Super out of context, hehe. (unrevised and cut)

"He actually waved at me, and it was the first time I had seen him all semester. I seriously couldn't stop smiling, I was that relieved we were okay. Then, while I was walking with this goofy grin on my face, I totally forgot what my room number was. I felt like a dork."
"Relief is all you need sometimes," I said, looking up from the potato I was peeling, and Risa laughed before rolling her eyes.
"Very true, until your professor gives you a dirty look for being three minutes late."
"You really forgot where you were going?" I thought she had meant it as an expression, emphasizing the dream world she so often lived in and told her stories through.
Risa nodded, throwing a piece of cabbage at me. "Yep, I did. I sure did."

It was a nice day for a picnic, the sky completely covered by wispy clouds but not enough to completely block out the sunlight. Risa was lying down on the grass towards the edge of the field, laughing and repeatedly insisting the six-year-olds around her to listen up. Lock was helping Mary carry food out from the cafeteria inside the building, the squeaky back door propped open by Walker, the janitor. Parents were just starting to arrive, and the ones who were already here whispered quietly to each other a few feet away from the big tent and field where their kids were running around or already eating.
A little girl came up to me, asking if I could help her open her juice bottle. As I took off the cap and handed over the bottle, I couldn't help but realize the days were starting to get chilly; summer was slowly coming to an end and college was crawling in just around the corner. I immediately felt alarmed, wondering if I still had time to buy school supplies, if my dormmate and I were going to get along okay, if classes were going to be overwhelming. One of the staff workers came then, running with a cell phone in her hands, looking alarmed.

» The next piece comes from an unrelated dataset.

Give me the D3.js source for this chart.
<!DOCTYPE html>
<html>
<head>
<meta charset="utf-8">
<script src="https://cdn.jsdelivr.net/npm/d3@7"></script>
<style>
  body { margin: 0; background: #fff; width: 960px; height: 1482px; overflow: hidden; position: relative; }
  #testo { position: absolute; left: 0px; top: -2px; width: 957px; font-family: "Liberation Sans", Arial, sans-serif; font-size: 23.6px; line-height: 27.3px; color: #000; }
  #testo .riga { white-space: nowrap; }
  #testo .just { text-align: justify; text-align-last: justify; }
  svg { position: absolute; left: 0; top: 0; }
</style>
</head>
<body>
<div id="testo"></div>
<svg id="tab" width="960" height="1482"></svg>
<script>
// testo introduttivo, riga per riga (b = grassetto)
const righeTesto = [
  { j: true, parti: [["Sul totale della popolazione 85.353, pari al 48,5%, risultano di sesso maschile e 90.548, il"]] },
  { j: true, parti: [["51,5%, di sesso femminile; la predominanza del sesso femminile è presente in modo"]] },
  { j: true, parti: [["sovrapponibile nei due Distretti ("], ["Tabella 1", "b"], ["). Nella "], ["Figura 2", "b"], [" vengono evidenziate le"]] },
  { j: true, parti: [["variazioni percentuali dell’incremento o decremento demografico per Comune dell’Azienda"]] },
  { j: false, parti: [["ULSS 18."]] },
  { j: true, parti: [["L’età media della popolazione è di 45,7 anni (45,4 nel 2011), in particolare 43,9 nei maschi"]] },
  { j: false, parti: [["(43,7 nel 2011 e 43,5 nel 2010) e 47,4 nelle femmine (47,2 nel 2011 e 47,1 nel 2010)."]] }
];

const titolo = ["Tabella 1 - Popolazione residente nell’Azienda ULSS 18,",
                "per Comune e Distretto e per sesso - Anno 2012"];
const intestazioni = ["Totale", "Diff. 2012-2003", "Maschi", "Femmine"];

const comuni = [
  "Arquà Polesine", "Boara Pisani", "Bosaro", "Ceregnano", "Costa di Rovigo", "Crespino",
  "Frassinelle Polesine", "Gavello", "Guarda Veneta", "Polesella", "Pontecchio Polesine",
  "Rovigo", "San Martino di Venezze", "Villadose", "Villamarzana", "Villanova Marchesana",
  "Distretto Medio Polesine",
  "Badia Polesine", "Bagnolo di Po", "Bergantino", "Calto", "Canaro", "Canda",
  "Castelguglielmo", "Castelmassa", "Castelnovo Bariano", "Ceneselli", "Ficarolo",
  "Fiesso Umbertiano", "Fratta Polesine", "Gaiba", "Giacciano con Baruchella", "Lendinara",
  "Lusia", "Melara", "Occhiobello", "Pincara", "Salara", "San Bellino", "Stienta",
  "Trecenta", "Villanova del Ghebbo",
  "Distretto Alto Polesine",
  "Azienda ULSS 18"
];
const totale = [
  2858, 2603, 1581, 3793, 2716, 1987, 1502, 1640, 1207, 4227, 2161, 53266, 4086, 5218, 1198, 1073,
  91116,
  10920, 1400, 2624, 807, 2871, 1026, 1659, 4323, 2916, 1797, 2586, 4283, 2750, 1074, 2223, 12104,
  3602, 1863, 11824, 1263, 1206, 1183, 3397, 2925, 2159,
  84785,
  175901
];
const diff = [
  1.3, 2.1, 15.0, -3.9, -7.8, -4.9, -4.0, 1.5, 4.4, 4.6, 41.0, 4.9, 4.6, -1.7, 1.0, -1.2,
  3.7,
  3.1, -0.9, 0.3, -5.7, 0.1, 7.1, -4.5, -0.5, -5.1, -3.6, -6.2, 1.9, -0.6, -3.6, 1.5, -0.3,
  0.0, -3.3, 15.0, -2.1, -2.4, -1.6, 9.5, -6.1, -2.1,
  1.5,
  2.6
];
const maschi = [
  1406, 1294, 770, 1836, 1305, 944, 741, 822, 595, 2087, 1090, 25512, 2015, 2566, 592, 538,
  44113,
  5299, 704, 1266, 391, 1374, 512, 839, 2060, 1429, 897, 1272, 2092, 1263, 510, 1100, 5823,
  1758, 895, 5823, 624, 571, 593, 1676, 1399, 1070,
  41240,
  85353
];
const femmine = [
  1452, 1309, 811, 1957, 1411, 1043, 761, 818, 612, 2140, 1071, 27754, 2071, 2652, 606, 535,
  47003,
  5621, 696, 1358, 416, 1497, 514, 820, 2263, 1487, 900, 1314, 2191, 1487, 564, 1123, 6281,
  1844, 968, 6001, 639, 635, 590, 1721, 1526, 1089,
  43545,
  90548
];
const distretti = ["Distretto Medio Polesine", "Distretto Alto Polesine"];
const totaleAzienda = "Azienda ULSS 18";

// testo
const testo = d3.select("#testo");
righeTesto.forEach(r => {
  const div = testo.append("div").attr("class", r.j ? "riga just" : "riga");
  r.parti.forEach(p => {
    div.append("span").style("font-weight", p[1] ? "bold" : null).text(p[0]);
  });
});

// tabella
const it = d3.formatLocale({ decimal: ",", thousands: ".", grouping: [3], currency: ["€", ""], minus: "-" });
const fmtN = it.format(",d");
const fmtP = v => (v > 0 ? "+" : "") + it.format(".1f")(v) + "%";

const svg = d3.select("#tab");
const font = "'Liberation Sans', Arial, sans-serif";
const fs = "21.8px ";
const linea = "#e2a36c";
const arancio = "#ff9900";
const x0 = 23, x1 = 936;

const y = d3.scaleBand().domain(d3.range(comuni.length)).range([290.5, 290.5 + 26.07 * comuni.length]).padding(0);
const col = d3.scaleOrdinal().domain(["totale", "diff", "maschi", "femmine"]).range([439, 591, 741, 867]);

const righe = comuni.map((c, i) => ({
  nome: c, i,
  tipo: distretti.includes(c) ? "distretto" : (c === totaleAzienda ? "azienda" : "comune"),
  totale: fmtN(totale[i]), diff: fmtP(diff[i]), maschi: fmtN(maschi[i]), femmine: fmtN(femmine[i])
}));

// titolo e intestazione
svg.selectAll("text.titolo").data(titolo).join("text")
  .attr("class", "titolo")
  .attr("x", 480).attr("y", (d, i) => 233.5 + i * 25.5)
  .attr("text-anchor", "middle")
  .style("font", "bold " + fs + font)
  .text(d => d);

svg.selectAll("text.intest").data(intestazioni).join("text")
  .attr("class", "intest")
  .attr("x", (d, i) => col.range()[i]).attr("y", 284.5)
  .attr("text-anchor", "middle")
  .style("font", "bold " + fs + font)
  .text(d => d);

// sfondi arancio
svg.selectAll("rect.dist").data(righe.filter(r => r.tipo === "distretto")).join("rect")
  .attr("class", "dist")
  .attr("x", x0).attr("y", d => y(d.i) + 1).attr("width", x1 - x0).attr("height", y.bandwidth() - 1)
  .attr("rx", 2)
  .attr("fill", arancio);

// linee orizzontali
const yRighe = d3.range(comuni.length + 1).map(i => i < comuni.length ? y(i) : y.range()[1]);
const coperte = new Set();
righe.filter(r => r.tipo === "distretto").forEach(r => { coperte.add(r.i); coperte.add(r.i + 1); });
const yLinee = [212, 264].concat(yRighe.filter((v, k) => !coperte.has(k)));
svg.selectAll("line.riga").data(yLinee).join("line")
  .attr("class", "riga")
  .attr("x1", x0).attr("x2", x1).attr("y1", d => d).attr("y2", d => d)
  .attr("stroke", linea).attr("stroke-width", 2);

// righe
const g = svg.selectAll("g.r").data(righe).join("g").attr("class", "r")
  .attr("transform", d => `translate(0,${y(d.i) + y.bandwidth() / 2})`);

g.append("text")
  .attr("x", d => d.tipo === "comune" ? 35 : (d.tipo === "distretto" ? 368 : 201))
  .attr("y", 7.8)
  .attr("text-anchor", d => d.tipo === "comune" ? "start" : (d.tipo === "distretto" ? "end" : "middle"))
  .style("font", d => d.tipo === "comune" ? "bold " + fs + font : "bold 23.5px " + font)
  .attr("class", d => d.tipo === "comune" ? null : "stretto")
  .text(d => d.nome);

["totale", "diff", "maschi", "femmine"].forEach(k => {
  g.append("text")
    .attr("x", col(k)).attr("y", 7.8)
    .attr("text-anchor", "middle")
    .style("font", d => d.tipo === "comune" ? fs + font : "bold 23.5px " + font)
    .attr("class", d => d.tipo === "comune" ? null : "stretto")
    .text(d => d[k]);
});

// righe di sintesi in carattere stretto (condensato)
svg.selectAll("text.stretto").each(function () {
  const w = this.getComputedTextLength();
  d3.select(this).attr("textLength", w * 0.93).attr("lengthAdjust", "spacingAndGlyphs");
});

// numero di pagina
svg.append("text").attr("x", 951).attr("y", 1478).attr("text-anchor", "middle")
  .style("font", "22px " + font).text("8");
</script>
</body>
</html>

"Emma!" she called. "Is Emma here? I have a doctor on the line."
My mind rapidly returning to the present, I stood up slowly while Lock and Mary both turned around to stare at me from the food table. The little girl's juice cap fell from my lap, and she reached under the table to retrieve it.

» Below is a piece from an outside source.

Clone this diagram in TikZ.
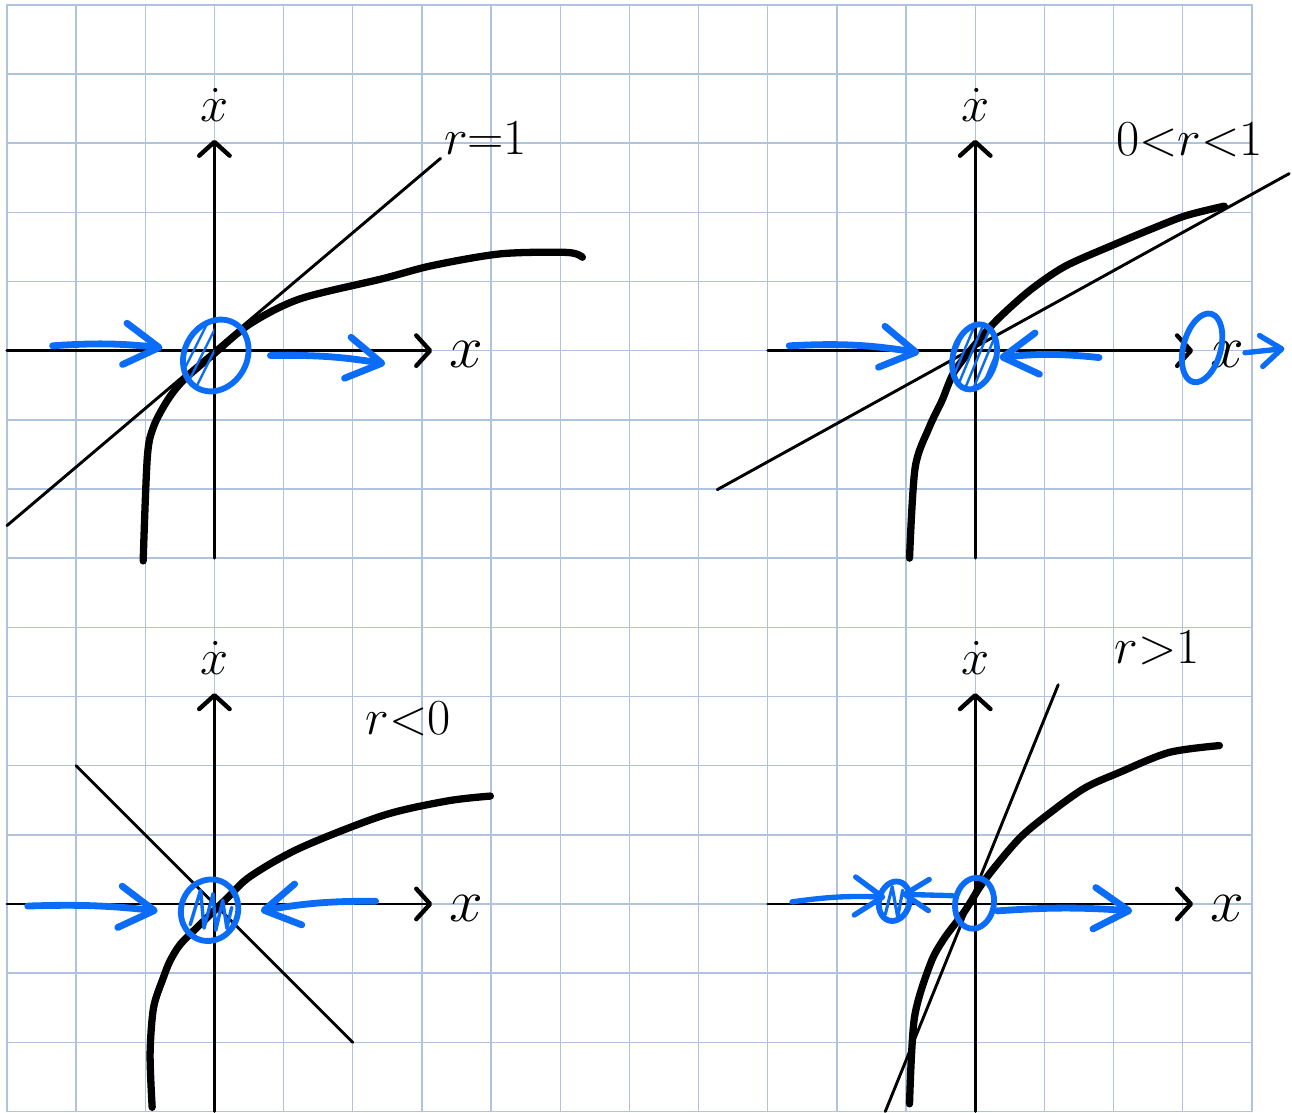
\documentclass[tikz,border=0pt]{standalone}
\usepackage{amsmath}
\usepackage{xcolor}
\usepackage{tikz}
\usetikzlibrary{arrows.meta}
\definecolor{gridblue}{HTML}{AFC2DE}
\definecolor{penblue}{HTML}{0B6CF7}

\begin{document}
\begin{tikzpicture}[
    line cap=round, line join=round,
    gridline/.style={gridblue, line width=0.6pt},
    axis/.style={line width=1.2pt, -{Straight Barb[length=2mm, width=4.4mm, line width=1.8pt, round]}},
    thinline/.style={line width=1.2pt},
    curve/.style={line width=3pt},
    pen/.style={penblue, line width=2.4pt},
    hatch/.style={penblue, line width=1pt},
    flow/.style={penblue, line width=2.8pt, -{Straight Barb[length=5mm, width=6mm, round]}},
    smallflow/.style={penblue, line width=2.2pt, -{Straight Barb[length=3mm, width=4.5mm, round]}},
    lbl/.style={inner sep=0pt, font=\fontsize{20}{22}\selectfont},
    xdotlbl/.style={inner sep=0pt, anchor=base, font=\fontsize{22}{24}\selectfont},
    xlbl/.style={inner sep=0pt, anchor=base, font=\fontsize{28}{30}\selectfont},
  ]
  \useasboundingbox (-0.1,-0.015) rectangle (18.58,16.07);
  \draw[gridline] (0,0) grid (18,16);

  % Axes
  \foreach \ox/\oy/\k in {3/11/a, 14/11/b, 3/3/c, 14/3/d} {
    \begin{scope}[shift={(\ox,\oy)}]
      \draw[axis] (-3,0) -- (3.15,0);
      \draw[axis] (0,-3) -- (0,3.05);
      \node[xdotlbl] (xdot-\k) at (0,3.32) {$\dot{x}$};
      \node[xlbl] (x-\k) at (3.64,-0.25) {$x$};
    \end{scope}
  }

  % r = 1
  \begin{scope}[shift={(3,11)}]
    \draw[thinline] (-3,-2.53) -- (3.27,2.78);
    \node[lbl] (ra) at (3.92,3.07) {$r{=}1$};
    \draw[curve] plot[smooth] coordinates {(-1.03,-3.04) (-0.97,-1.54) (-0.88,-1.1) (-0.68,-0.72) (-0.45,-0.43) (0,-0.04) (0.52,0.39) (1.24,0.75) (2.43,1.04) (3.15,1.23) (4.14,1.4) (5.1,1.42) (5.32,1.35)};
    \begin{scope}
      \clip[shift={(0.02,-0.07)}, rotate=-30] (0,0) ellipse (0.45 and 0.54);
      \clip (-1,-1) rectangle (0,1);
      \foreach \d in {-0.6,-0.45,...,0.1}
        \draw[hatch] (\d-0.3,-0.6) -- (\d+0.3,0.6);
    \end{scope}
    \draw[pen, shift={(0.02,-0.07)}, rotate=-30] (0,0) ellipse (0.45 and 0.54);
    \draw[flow] (-2.34,0.07) to[bend left=5] (-0.75,0.04);
    \draw[flow] (0.81,-0.07) to[bend left=5] (2.47,-0.19);
  \end{scope}

  % 0 < r < 1
  \begin{scope}[shift={(14,11)}]
    \draw[thinline] (-3.73,-2.01) -- (4.54,2.56);
    \node[lbl] (rb) at (3.1,3.04) {$0{<}r{<}1$};
    \draw[curve] plot[smooth] coordinates {(-0.95,-3.0) (-0.87,-1.7) (-0.67,-1.12) (-0.48,-0.72) (-0.3,-0.3) (0.05,0.15) (0.35,0.48) (0.8,0.88) (1.3,1.22) (2.0,1.53) (2.55,1.76) (3.04,1.95) (3.6,2.09)};
    \begin{scope}
      \clip[shift={(-0.01,-0.09)}, rotate=-15] (0,0) ellipse (0.31 and 0.48);
      \foreach \d in {-0.4,-0.28,...,0.4}
        \draw[hatch] (\d-0.25,-0.6) -- (\d+0.25,0.6);
    \end{scope}
    \draw[pen, shift={(-0.01,-0.09)}, rotate=-15] (0,0) ellipse (0.31 and 0.48);
    \draw[pen, shift={(3.28,0.04)}, rotate=-15] (0,0) ellipse (0.27 and 0.51);
    \draw[flow] (-2.69,0.07) to[bend left=6] (-0.81,-0.03);
    \draw[flow] (1.79,-0.1) to[bend right=6] (0.35,-0.1);
    \draw[smallflow] (3.9,-0.03) -- (4.47,0.03);
  \end{scope}

  % r < 0
  \begin{scope}[shift={(3,3)}]
    \draw[thinline] (-2,2) -- (2,-2);
    \node[lbl] (rc) at (2.8,2.67) {$r{<}0$};
    \draw[curve] plot[smooth] coordinates {(-0.9,-2.94) (-0.93,-2.17) (-0.88,-1.5) (-0.74,-1.07) (-0.64,-0.82) (-0.49,-0.58) (-0.2,-0.29) (0.19,0.09) (0.52,0.4) (1.24,0.81) (2.44,1.28) (3.37,1.49) (3.99,1.56)};
    \draw[hatch, line width=1.4pt] (-0.35,-0.3) -- (-0.2,0.2) -- (-0.15,-0.35) -- (-0.02,0.15) -- (0.02,-0.38) -- (0.12,0.05) -- (0.18,-0.35) -- (0.25,-0.05);
    \draw[pen, shift={(-0.07,-0.09)}, rotate=-20] (0,0) ellipse (0.41 and 0.45);
    \draw[flow] (-2.7,-0.03) to[bend left=4] (-0.82,-0.1);
    \draw[flow] (2.33,0.04) to[bend right=5] (0.67,-0.1);
  \end{scope}

  % r > 1
  \begin{scope}[shift={(14,3)}]
    \draw[thinline] (-1.3,-3.0) -- (1.2,3.17);
    \node[lbl] (rd) at (2.63,3.7) {$r{>}1$};
    \draw[curve] plot[smooth] coordinates {(-0.95,-2.89) (-0.88,-1.65) (-0.65,-0.87) (-0.45,-0.5) (-0.15,-0.1) (0.14,0.35) (0.64,0.95) (1.11,1.34) (1.59,1.68) (2.08,1.9) (2.8,2.19) (3.53,2.29)};
    \draw[hatch, line width=1.3pt] (-1.3,-0.15) -- (-1.2,0.25) -- (-1.12,-0.2) -- (-1.05,0.2);
    \draw[pen, shift={(-1.17,0.04)}, rotate=-15] (0,0) ellipse (0.22 and 0.29);
    \draw[pen, shift={(-0.01,0.01)}, rotate=-10] (0,0) ellipse (0.28 and 0.37);
    \draw[smallflow, -{Straight Barb[length=4mm, width=5.5mm, round]}] (-2.65,0.03) to[bend left=5] (-1.3,0.1);
    \draw[smallflow, -{Straight Barb[length=3.5mm, width=4.5mm, round]}] (-0.33,0.12) -- (-1.06,0.14);
    \draw[flow] (0.32,-0.1) to[bend left=4] (2.27,-0.1);
  \end{scope}
\end{tikzpicture}
\end{document}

The staff worker sprinted over, running her hands through her tangled hair. "It's the doctor, it's your grandfather, he's in the hospital," she whispered, her words tumbling out so fast I could hardly catch up. "They said it wasn't an emergency but they needed for you--"
"I got it," I said as she pressed the phone into my hand, even more worried than I was. "Thanks."
* * *
By the time I got back from the hospital, two and a half hours later, there were still three or four children sitting around, their parents absorbed in a deep conversation. Risa was cleaning up the arts&crafts table but she noticed me just standing there and strode over. "How do you feel?" she asked, putting down a bucket of sanitizer, and I gazed across the field, emptied of the children we had worked with all summer and instead littered with juice boxes and aluminum foil. Coy robins flew down from nowhere, timidly poking at bread crust and fluttering off when the squirrels came.

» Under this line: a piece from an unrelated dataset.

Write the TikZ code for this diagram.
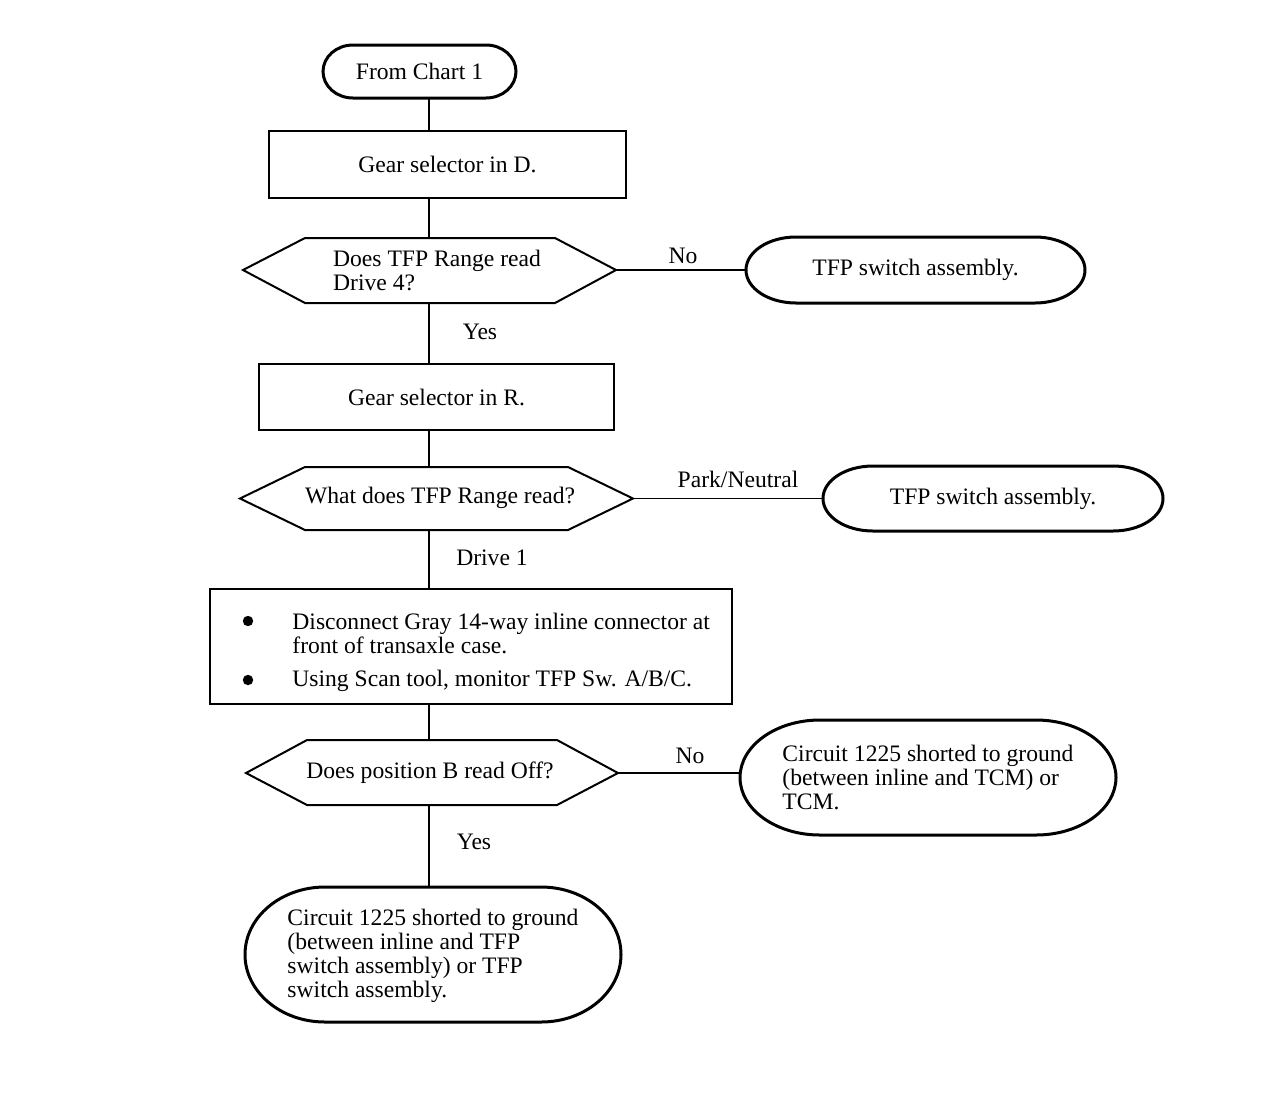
\documentclass[tikz,border=0pt]{standalone}
\usepackage{fontspec}
\setmainfont{Liberation Serif}
\newcommand\termshape[7]{% x1 y1 x2 y2 rx(px) rx(pt) ry(pt)
  \draw[termline] ({#1+#5},#2) -- ({#3-#5},#2)
    arc[start angle=90,end angle=-90,x radius=#6,y radius=#7]
    -- ({#1+#5},#4)
    arc[start angle=270,end angle=90,x radius=#6,y radius=#7] -- cycle;}
\begin{document}
\begin{tikzpicture}[x=0.5pt,y=-0.5pt,
  font=\fontsize{11.8}{12}\selectfont,
  termline/.style={line width=1.5pt},
  boxline/.style={draw,line width=1pt,inner sep=0pt},
  hexline/.style={line width=1pt},
  conn/.style={line width=0.7pt},
  txt/.style={inner sep=0pt,align=left},
  lbl/.style={inner sep=0pt}]
\useasboundingbox (0,0) rectangle (1264,1094);
\coordinate (sp) at (429,0);

% terminal: From Chart 1
\termshape{323}{45}{516}{98}{30}{15pt}{13.25pt}
\node[txt,minimum width=96.5pt,minimum height=26.5pt] (t0) at (419.5,71.5) {From Chart 1};

% box 1
\node[boxline,minimum width=178.5pt,minimum height=33.5pt] (b1) at (447.5,164.5) {Gear selector in D.};

% hexagon 1
\coordinate (q1l) at (243,270);
\coordinate (q1r) at (616,270);
\coordinate (q1t) at (429,238);
\coordinate (q1b) at (429,303);
\draw[hexline] (q1l) -- (305,238) -- (555,238) -- (q1r) -- (555,303) -- (305,303) -- cycle;
\node[txt] (q1) at (437,270.5) {Does TFP Range read\\Drive 4?};

% terminal 1
\termshape{746}{237}{1085}{303}{50}{25pt}{16.5pt}
\node[txt,minimum width=169.5pt,minimum height=33pt] (t1) at (915.5,270) {TFP switch assembly.};

% box 2
\node[boxline,minimum width=177.5pt,minimum height=33pt] (b2) at (436.5,397) {Gear selector in R.};

% hexagon 2
\coordinate (q2l) at (240,498.5);
\coordinate (q2r) at (633,498.5);
\coordinate (q2t) at (429,467);
\coordinate (q2b) at (429,530);
\draw[hexline] (q2l) -- (305,467) -- (568,467) -- (q2r) -- (568,530) -- (305,530) -- cycle;
\node[txt] (q2) at (440,498) {What does TFP Range read?};

% terminal 2
\termshape{823}{466}{1163}{531}{50}{25pt}{16.25pt}
\node[txt,minimum width=170pt,minimum height=32.5pt] (t2) at (993,498.5) {TFP switch assembly.};

% box 3
\node[boxline,minimum width=261pt,minimum height=57.5pt] (b3) at (471,646.5) {};
\fill (248,621) circle[radius=2.6pt];
\fill (248,680) circle[radius=2.6pt];
\node[txt,anchor=west] (b3a) at (292,633) {Disconnect Gray 14-way inline connector at\\front of transaxle case.};
\node[txt,anchor=west] (b3b) at (292,681) {Using Scan tool, monitor TFP Sw. A/B/C.};

% hexagon 3
\coordinate (q3l) at (246,773);
\coordinate (q3r) at (618,773);
\coordinate (q3t) at (429,740);
\coordinate (q3b) at (429,805);
\draw[hexline] (q3l) -- (307,740) -- (557,740) -- (q3r) -- (557,805) -- (307,805) -- cycle;
\node[txt] (q3) at (430,773) {Does position B read Off?};

% terminal 3
\termshape{740}{720}{1116}{835}{80}{40pt}{28.75pt}
\node[txt,minimum width=188pt,minimum height=57.5pt] (t3) at (928,777.5) {Circuit 1225 shorted to ground\\(between inline and TCM) or\\TCM.};

% terminal 4
\termshape{245}{887}{621}{1022}{80}{40pt}{33.75pt}
\node[txt,minimum width=188pt,minimum height=67.5pt] (t4) at (433,955.5) {Circuit 1225 shorted to ground\\(between inline and TFP\\switch assembly) or TFP\\switch assembly.};

% spine connectors
\draw[conn] (sp |- t0.south) -- (sp |- b1.north);
\draw[conn] (sp |- b1.south) -- (q1t);
\draw[conn] (q1b) -- (sp |- b2.north);
\draw[conn] (sp |- b2.south) -- (q2t);
\draw[conn] (q2b) -- (sp |- b3.north);
\draw[conn] (sp |- b3.south) -- (q3t);
\draw[conn] (q3b) -- (sp |- t4.north);

% side connectors
\draw[conn] (q1r) -- (q1r -| t1.west);
\draw[conn] (q2r) -- (q2r -| t2.west);
\draw[conn] (q3r) -- (q3r -| t3.west);

% labels
\node[lbl] (l1) at (683,256) {No};
\node[lbl] (l2) at (480,332) {Yes};
\node[lbl] (l3) at (738,479) {Park/Neutral};
\node[lbl] (l4) at (492,558) {Drive 1};
\node[lbl] (l5) at (690,756) {No};
\node[lbl] (l6) at (474,842) {Yes};
\end{tikzpicture}
\end{document}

I considered how to answer this, because the past three hours had been a huge blur.
"Are you still worried? A little tired?"
"I guess I'm relieved," I said simply, and she broke into a satisfied smile, her arms coming around my shoulder. I didn't say anything and she didn't either. She sat us down and we stayed like that for a while, and when Lock looked on from sweeping the sidewalks, a little anxious, she smiled at him too to reassure him that everything was going to be okay. After a few minutes, I said, "I feel like if I nodded off now, I could sleep forever. There's just too much to think about." And there was. But if anything, I did know that the world wasn't going to end right away, with this summer slowly coming full circle to completion. Everything was returning back to the way it had been, the changes that had come leaving without a trace, noted only in our new smiles and memories.
"I'm glad, though," Risa said, and then she winked at me. She tousled my hair as if she were my mother, or an older sister, letting me know she was going back to work, and then leaned over to retrieve her bucket. "Relief is all you need sometimes, after all."